The outside of tiny homes varies as much as the people who live in them. Some are sleek, modern or industrial looking, while others are rustic, Victorian or Craftsman styled. The exterior material can be almost anything, from corrugated metal to reclaimed barn wood or siding.
Many tiny home dwellers have outdoor space equal to or larger than their indoor digs. Porches, decks and patios expand the living space many fold. Most are added on after the home is in place, but some tiny home plans offer fold-down decks, while others sport roof-top outdoor living areas.
Some tiny homes are even planned to accommodate an outdoor hot tub or shower, weather permitting. Storage areas can be created under the home (since it’s on wheels) and/or under the hitch portion of the frame, or even under a deck.
Is it a house or is it an RV?
The rules governing tiny homes are an area of particular concern (OK, dispute) for many cities, and rules vary from city to city and state to state, so before investing in a tiny home as your permanent dwelling, it’s best to check with planning and zoning commissions for location-specific ordinances.
In Bend, City Planning Manager Colin Stephens notes that it’s legal to own a tiny home and that if it’s licensed as an RV, it can be placed anywhere an RV is legal, like in a designated park or in some mobile home communities. Tiny homes are not classified as dwellings.
If you plan to use the tiny home as an office, studio or a hang-out space, it can be on the same property as your traditional home. But according to Stephens, some, but not all zones of the city, require you to apply for a conditional-use permit as an accessory dwelling unit. Those permits have a one-time cost of around $2,600, take 30 to 60 days to acquire, and some restrictions apply.
Stephens said the city is considering developing more specifics for tiny homes, as the city views them as up-and-coming affordable housing options. Can Bend look forward to tiny house communities like many other cities around the country have?
The tiny house experience
Tiny house dweller Cathy Freyberg has lived in her mini dwelling since June. She said she followed the tiny home movement for over a year before taking the leap to having her own — it was the perfect option after her divorce and move from “the big house.” She calls it her “no-energy home” — saying, “I have just what I need, and it takes hardly any energy to keep it clean.”
Her home is on 6 acres of rented land and has a gray-water system and solar power. She purchased plans from an Ashland company and hired a home builder to create her custom home — his first adventure into tiny home construction. Freyberg said, “Except for an IKEA sink, everything inside is custom and just how I wanted it.”
There’s another option to having someone build a tiny home for you.
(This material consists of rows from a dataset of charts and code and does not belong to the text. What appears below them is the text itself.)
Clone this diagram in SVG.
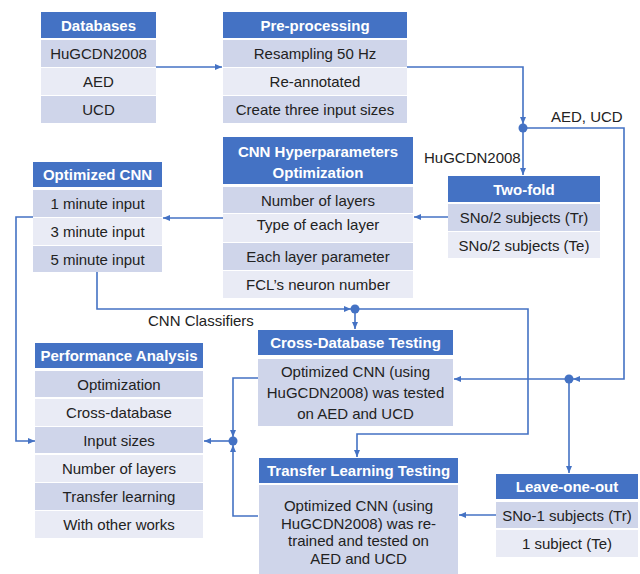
<svg xmlns="http://www.w3.org/2000/svg" width="640" height="574" viewBox="0 0 640 574">
<style>
.hd{fill:#4472C4}
.dk{fill:#CFD5EA}
.lt{fill:#E9EBF5}
text{font-family:"Liberation Sans",Arial,sans-serif;font-size:15px;fill:#222;text-anchor:middle}
text.h{fill:#fff;font-weight:bold}
.ln{fill:none;stroke:#4472C4;stroke-width:1.6}
.dot{fill:#4472C4}
.lbl{text-anchor:start}
</style>
<defs>
<marker id="ar" markerUnits="userSpaceOnUse" markerWidth="8" markerHeight="8" refX="7" refY="4" orient="auto">
<path d="M0,1 L7,4 L0,7 Z" fill="#4472C4"/>
</marker>
</defs>
<rect width="640" height="574" fill="#fff"/>

<g id="databases">
<rect class="hd" x="41" y="12" width="115" height="26"/>
<rect class="dk" x="41" y="40" width="115" height="27"/>
<rect class="lt" x="41" y="68" width="115" height="27"/>
<rect class="dk" x="41" y="96" width="115" height="27"/>
<text class="h" x="98.5" y="30.5">Databases</text>
<text x="98.5" y="59">HuGCDN2008</text>
<text x="98.5" y="87">AED</text>
<text x="98.5" y="115">UCD</text>
</g>

<g id="preprocessing">
<rect class="hd" x="223" y="12" width="184" height="26"/>
<rect class="dk" x="223" y="40" width="184" height="27"/>
<rect class="lt" x="223" y="68" width="184" height="27"/>
<rect class="dk" x="223" y="96" width="184" height="27"/>
<text class="h" x="315" y="30.5">Pre-processing</text>
<text x="315" y="59">Resampling 50 Hz</text>
<text x="315" y="87">Re-annotated</text>
<text x="315" y="115">Create three input sizes</text>
</g>

<g id="twofold">
<rect class="hd" x="448" y="176" width="152" height="26"/>
<rect class="dk" x="448" y="204" width="152" height="27"/>
<rect class="lt" x="448" y="232" width="152" height="26"/>
<text class="h" x="524" y="194.5">Two-fold</text>
<text x="524" y="223">SNo/2 subjects (Tr)</text>
<text x="524" y="250.5">SNo/2 subjects (Te)</text>
</g>

<g id="cnnhyper">
<rect class="hd" x="223" y="137" width="190" height="47"/>
<rect class="dk" x="223" y="187" width="190" height="26"/>
<rect class="lt" x="223" y="214" width="190" height="28"/>
<rect class="dk" x="223" y="243" width="190" height="27"/>
<rect class="lt" x="223" y="271" width="190" height="27"/>
<text class="h" x="318" y="157">CNN Hyperparameters</text>
<text class="h" x="318" y="178">Optimization</text>
<text x="318" y="205.5">Number of layers</text>
<text x="318" y="230">Type of each layer</text>
<text x="318" y="262">Each layer parameter</text>
<text x="318" y="290">FCL’s neuron number</text>
</g>

<g id="optimizedcnn">
<rect class="hd" x="33" y="162" width="129" height="25"/>
<rect class="dk" x="33" y="190" width="129" height="27"/>
<rect class="lt" x="33" y="218" width="129" height="27"/>
<rect class="dk" x="33" y="246" width="129" height="26"/>
<text class="h" x="97.5" y="180">Optimized CNN</text>
<text x="97.5" y="209">1 minute input</text>
<text x="97.5" y="237">3 minute input</text>
<text x="97.5" y="264.5">5 minute input</text>
</g>

<g id="performance">
<rect class="hd" x="35" y="343" width="168" height="25"/>
<rect class="dk" x="35" y="371" width="168" height="26"/>
<rect class="lt" x="35" y="399" width="168" height="27"/>
<rect class="dk" x="35" y="427" width="168" height="26"/>
<rect class="lt" x="35" y="455" width="168" height="27"/>
<rect class="dk" x="35" y="483" width="168" height="27"/>
<rect class="lt" x="35" y="511" width="168" height="27"/>
<text class="h" x="119" y="361">Performance Analysis</text>
<text x="119" y="389.5">Optimization</text>
<text x="119" y="418">Cross-database</text>
<text x="119" y="445.5">Input sizes</text>
<text x="119" y="474">Number of layers</text>
<text x="119" y="502">Transfer learning</text>
<text x="119" y="530">With other works</text>
</g>

<g id="crossdb">
<rect class="hd" x="258" y="330" width="195" height="25"/>
<rect class="dk" x="258" y="359" width="195" height="67"/>
<text class="h" x="355.5" y="348">Cross-Database Testing</text>
<text x="355.5" y="377">Optimized CNN (using</text>
<text x="355.5" y="398">HuGCDN2008) was tested</text>
<text x="355.5" y="419">on AED and UCD</text>
</g>

<g id="transfer">
<rect class="hd" x="259" y="458" width="199" height="25"/>
<rect class="dk" x="259" y="485" width="199" height="89"/>
<text class="h" x="358.5" y="476">Transfer Learning Testing</text>
<text x="358.5" y="511">Optimized CNN (using</text>
<text x="358.5" y="528.5">HuGCDN2008) was re-</text>
<text x="358.5" y="546">trained and tested on</text>
<text x="358.5" y="564">AED and UCD</text>
</g>

<g id="leaveoneout">
<rect class="hd" x="496" y="474" width="142" height="25"/>
<rect class="dk" x="496" y="502" width="142" height="26"/>
<rect class="lt" x="496" y="530" width="142" height="27"/>
<text class="h" x="567" y="492">Leave-one-out</text>
<text x="567" y="520.5">SNo-1 subjects (Tr)</text>
<text x="567" y="548.5">1 subject (Te)</text>
</g>

<g id="connectors">
<path class="ln" d="M156,67 H222" marker-end="url(#ar)"/>
<path class="ln" d="M407,67 H523 V124" marker-end="url(#ar)"/>
<path class="ln" d="M523,128 V175" marker-end="url(#ar)"/>
<path class="ln" d="M523,128 H624 V379 H573" marker-end="url(#ar)"/>
<path class="ln" d="M448,217 H414" marker-end="url(#ar)"/>
<path class="ln" d="M223,218 H163" marker-end="url(#ar)"/>
<path class="ln" d="M33,217 H16 V441 H35" marker-end="url(#ar)"/>
<path class="ln" d="M97,272 V309 H351" marker-end="url(#ar)"/>
<path class="ln" d="M355,309 V329" marker-end="url(#ar)"/>
<path class="ln" d="M355,309 H528 V434 H357 V457" marker-end="url(#ar)"/>
<path class="ln" d="M258,378 H233 V437" marker-end="url(#ar)"/>
<path class="ln" d="M258,516 H233 V445" marker-end="url(#ar)"/>
<path class="ln" d="M233,441 H204" marker-end="url(#ar)"/>
<path class="ln" d="M569,379 H454" marker-end="url(#ar)"/>
<path class="ln" d="M569,379 V473" marker-end="url(#ar)"/>
<path class="ln" d="M496,515 H459" marker-end="url(#ar)"/>
<circle class="dot" cx="523" cy="128" r="4.5"/>
<circle class="dot" cx="355" cy="309" r="4.5"/>
<circle class="dot" cx="233" cy="441" r="4.5"/>
<circle class="dot" cx="569" cy="379" r="4.5"/>
<text class="lbl" x="551" y="122">AED, UCD</text>
<text class="lbl" x="424" y="163">HuGCDN2008</text>
<text class="lbl" x="148" y="326">CNN Classifiers</text>
</g>
</svg>
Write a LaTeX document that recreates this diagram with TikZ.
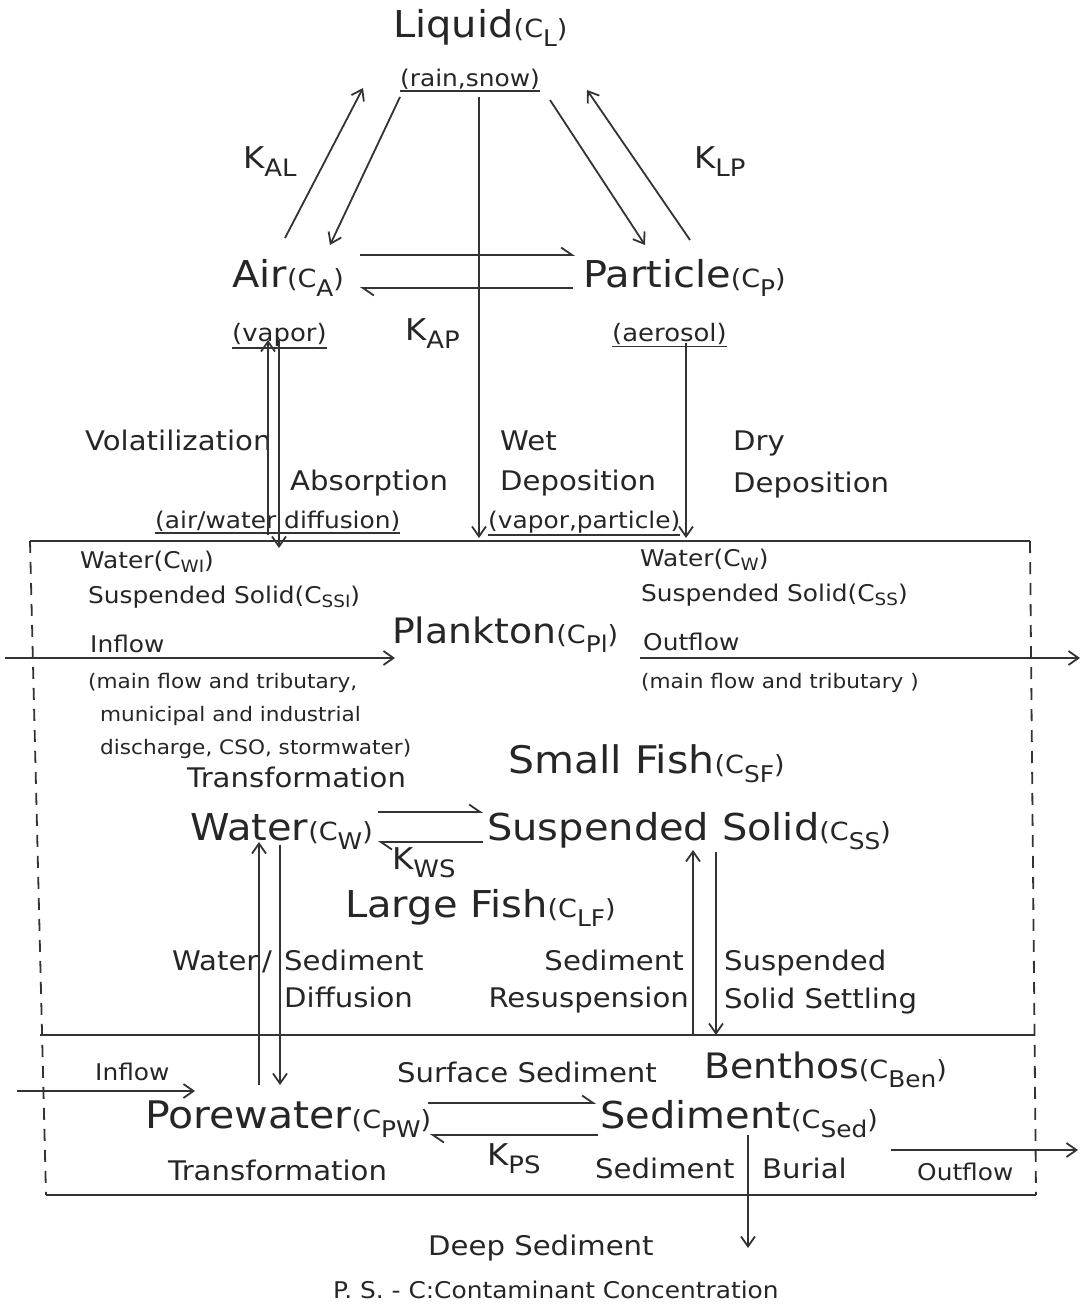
\documentclass[tikz,border=0pt]{standalone}
\usepackage{fontspec}
\setmainfont{DejaVu Sans}[FakeStretch=1.08]
\usetikzlibrary{arrows.meta}
\newcommand{\fsz}[1]{\fontsize{#1}{#1}\selectfont}
\newcommand{\bigc}[1]{{\fsz{25}(C\lower9pt\hbox{\fsz{23}#1})}}
\newcommand{\smc}[1]{(C\lower4pt\hbox{\fsz{17}#1})}
\newcommand{\kk}[1]{{\fsz{30}K\lower8pt\hbox{\fsz{24}#1}}}
\begin{document}
\begin{tikzpicture}[x=1pt,y=-1pt,
  txt/.style={inner sep=0pt, anchor=base west, text=black!85},
  big/.style={txt, font=\fsz{37}},
  med/.style={txt, font=\fsz{27}},
  sml/.style={txt, font=\fsz{23}},
  tiny/.style={txt, font=\fsz{20}},
  ln/.style={line width=1.8pt, draw=black!80},
  arr/.style={ln, -{Straight Barb[length=10pt,width=14pt]}},
  harp/.style={ln, -{Straight Barb[left,length=11pt,width=15pt]}},
  uline/.style={line width=1.5pt, draw=black!80},
  box/.style={line width=1.8pt, draw=black!80},
  dbox/.style={line width=1.8pt, draw=black!80, dash pattern=on 12pt off 9pt}]
\fill[white] (0,0) rectangle (1084,1306);
\useasboundingbox (0,0) rectangle (1084,1306);

% ---------- atmosphere ----------
\node[big] (liq) at (393,38) {Liquid\bigc{L}};
\node[sml] (rain) at (400,86) {(rain,snow)};
\node[txt] (kal) at (243,168) {\kk{AL}};
\node[txt] (klp) at (694,168) {\kk{LP}};
\node[big] (air) at (232,287) {Air\bigc{A}};
\node[big] (par) at (583,287) {Particle\bigc{P}};
\node[txt] (kap) at (405,340) {\kk{AP}};
\node[txt, font=\fsz{24}] (vap) at (232,341) {(vapor)};
\node[txt, font=\fsz{24}] (aer) at (612,341) {(aerosol)};
\node[med] (vol) at (85,450) {Volatilization};
\node[med] (abs) at (290,490) {Absorption};
\node[med] (wet) at (500,450) {Wet};
\node[med] (wdep) at (500,490) {Deposition};
\node[med] (dry) at (733,450) {Dry};
\node[med] (ddep) at (733,492) {Deposition};
\node[sml] (awd) at (155,528) {(air/water diffusion)};
\node[sml] (vp) at (488,528) {(vapor,particle)};

\foreach \n in {rain,vap,aer,awd,vp}
  \draw[uline] ([yshift=-2pt]\n.south west) -- ([yshift=-2pt]\n.south east);

\coordinate (a1) at (285,238); \coordinate (a2) at (363,88);
\coordinate (b1) at (400,97);  \coordinate (b2) at (330,245);
\coordinate (c1) at (550,100); \coordinate (c2) at (645,245);
\coordinate (d1) at (690,240); \coordinate (d2) at (587,90);
\coordinate (w1) at (479,97);  \coordinate (w2) at (479,538);
\coordinate (e1) at (360,255); \coordinate (e2) at (575,255);
\coordinate (f1) at (573,288); \coordinate (f2) at (360,288);
\coordinate (v1) at (268,535); \coordinate (v2) at (268,340);
\coordinate (ab1) at (279,340); \coordinate (ab2) at (279,548);
\coordinate (dr1) at (686,343); \coordinate (dr2) at (686,538);

\draw[arr] (a1) -- (a2);
\draw[arr] (b1) -- (b2);
\draw[arr] (c1) -- (c2);
\draw[arr] (d1) -- (d2);
\draw[arr] (w1) -- (w2);
\draw[harp] (e1) -- (e2);
\draw[harp] (f1) -- (f2);
\draw[arr] (v1) -- (v2);
\draw[arr] (ab1) -- (ab2);
\draw[arr] (dr1) -- (dr2);

% ---------- box ----------
\coordinate (tl) at (30,541);  \coordinate (tr) at (1030,541);
\coordinate (bl) at (46,1195); \coordinate (br) at (1036,1195);
\coordinate (ml) at (40,1035); \coordinate (mr) at (1034,1035);
\draw[box] (tl) -- (tr);
\draw[dbox] (tl) -- (bl);
\draw[dbox] (tr) -- (br);
\draw[box] (ml) -- (mr);
\draw[box] (bl) -- (br);

% ---------- water column ----------
\node[sml] (wi) at (80,568) {Water\smc{WI}};
\node[sml] (ssi) at (88,603) {Suspended Solid\smc{SSI}};
\node[sml] (inf) at (90,652) {Inflow};
\node[tiny] (m1) at (88,688) {(main flow and tributary,};
\node[tiny] (m2) at (100,721) {municipal and industrial};
\node[tiny] (m3) at (100,754) {discharge, CSO, stormwater)};
\node[med] (tr1) at (187,787) {Transformation};
\node[big, font=\fsz{35}] (pl) at (392,643) {Plankton\bigc{Pl}};
\node[sml] (wo) at (640,566) {Water\smc{W}};
\node[sml] (sso) at (641,601) {Suspended Solid\smc{SS}};
\node[sml] (outf) at (643,650) {Outflow};
\node[tiny] (m4) at (641,688) {(main flow and tributary )};
\node[big, font=\fsz{38}] (sf) at (508,773) {Small Fish\bigc{SF}};
\node[big] (wat) at (190,840) {Water\bigc{W}};
\node[big] (ss) at (487,840) {Suspended Solid\bigc{SS}};
\node[txt] (kws) at (392,869) {\kk{WS}};
\node[big] (lf) at (345,917) {Large Fish\bigc{LF}};
\node[med] (wsl) at (172,970) {Water};
\node[med] (slash) at (262,970) {/};
\node[med] (sdl) at (284,970) {Sediment};
\node[med] (dif) at (284,1007) {Diffusion};
\node[med, anchor=base east] (sdr) at (684,970) {Sediment};
\node[med, anchor=base east] (res) at (689,1007) {Resuspension};
\node[med] (sus) at (724,970) {Suspended};
\node[med] (sset) at (724,1008) {Solid Settling};

\coordinate (i1) at (5,658);    \coordinate (i2) at (395,658);
\coordinate (o1) at (640,658);  \coordinate (o2) at (1080,658);
\coordinate (ws1) at (378,812); \coordinate (ws2) at (483,812);
\coordinate (sw1) at (483,842); \coordinate (sw2) at (378,842);
\coordinate (du1) at (259,1085); \coordinate (du2) at (259,842);
\coordinate (dd1) at (280,845); \coordinate (dd2) at (280,1085);
\coordinate (ru1) at (693,1035); \coordinate (ru2) at (693,850);
\coordinate (sd1) at (716,852); \coordinate (sd2) at (716,1035);

\draw[arr] (i1) -- (i2);
\draw[arr] (o1) -- (o2);
\draw[harp] (ws1) -- (ws2);
\draw[harp] (sw1) -- (sw2);
\draw[arr] (du1) -- (du2);
\draw[arr] (dd1) -- (dd2);
\draw[arr] (ru1) -- (ru2);
\draw[arr] (sd1) -- (sd2);

% ---------- sediment ----------
\node[sml] (inf2) at (95,1080) {Inflow};
\node[med] (surf) at (397,1082) {Surface Sediment};
\node[big, font=\fsz{35}] (ben) at (704,1078) {Benthos\bigc{Ben}};
\node[big, font=\fsz{38}] (pw) at (145,1128) {Porewater\bigc{PW}};
\node[big] (sed) at (600,1128) {Sediment\bigc{Sed}};
\node[txt] (kps) at (487,1165) {\kk{PS}};
\node[med] (tr2) at (168,1180) {Transformation};
\node[med] (sedb) at (595,1178) {Sediment};
\node[med] (bur) at (762,1178) {Burial};
\node[sml] (outf2) at (917,1180) {Outflow};
\node[med] (deep) at (428,1255) {Deep Sediment};
\node[txt, font=\fsz{23}] (ps) at (333,1298) {P. S. - C:Contaminant Concentration};

\coordinate (j1) at (17,1091);  \coordinate (j2) at (195,1091);
\coordinate (ps1) at (428,1103); \coordinate (ps2) at (596,1103);
\coordinate (sp1) at (598,1135); \coordinate (sp2) at (430,1135);
\coordinate (bu1) at (748,1135); \coordinate (bu2) at (748,1248);
\coordinate (q1) at (891,1150); \coordinate (q2) at (1078,1150);

\draw[arr] (j1) -- (j2);
\draw[harp] (ps1) -- (ps2);
\draw[harp] (sp1) -- (sp2);
\draw[arr] (bu1) -- (bu2);
\draw[arr] (q1) -- (q2);
\end{tikzpicture}
\end{document}
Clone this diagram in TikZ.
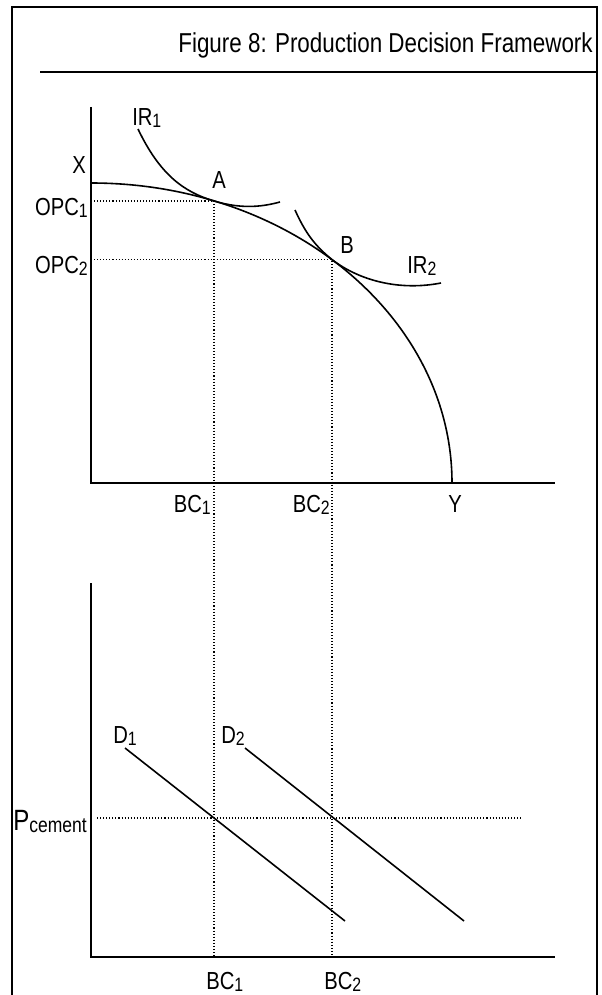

You can do it yourself. There are plan books available, free patterns online and hands-on how-to workshops designed to teach you the basics. PAD, an education, resource and consulting company, offers workshops for those interested in tiny house living. The next workshop is planned for Feb. 27 and 28 in Portland.
Obviously, the DIY route saves money if you have the time and skills to create your own from the trailer bed up.
Tiny Home Oregon offers three levels of completion for tiny homes, allowing DIYers to share in the fun of creating their own dwelling and saving some money in the process. If you go it on your own, consult the extensive building checklist on Thetinylife.com.
Give it a try
Perhaps you’re addicted to watching HGTV’s “Tiny House, Big Living,” or “Tiny House Hunters,” or DIY Network’s “Tiny House Builders” shows and wondering if hobbit-size living would suit your lifestyle.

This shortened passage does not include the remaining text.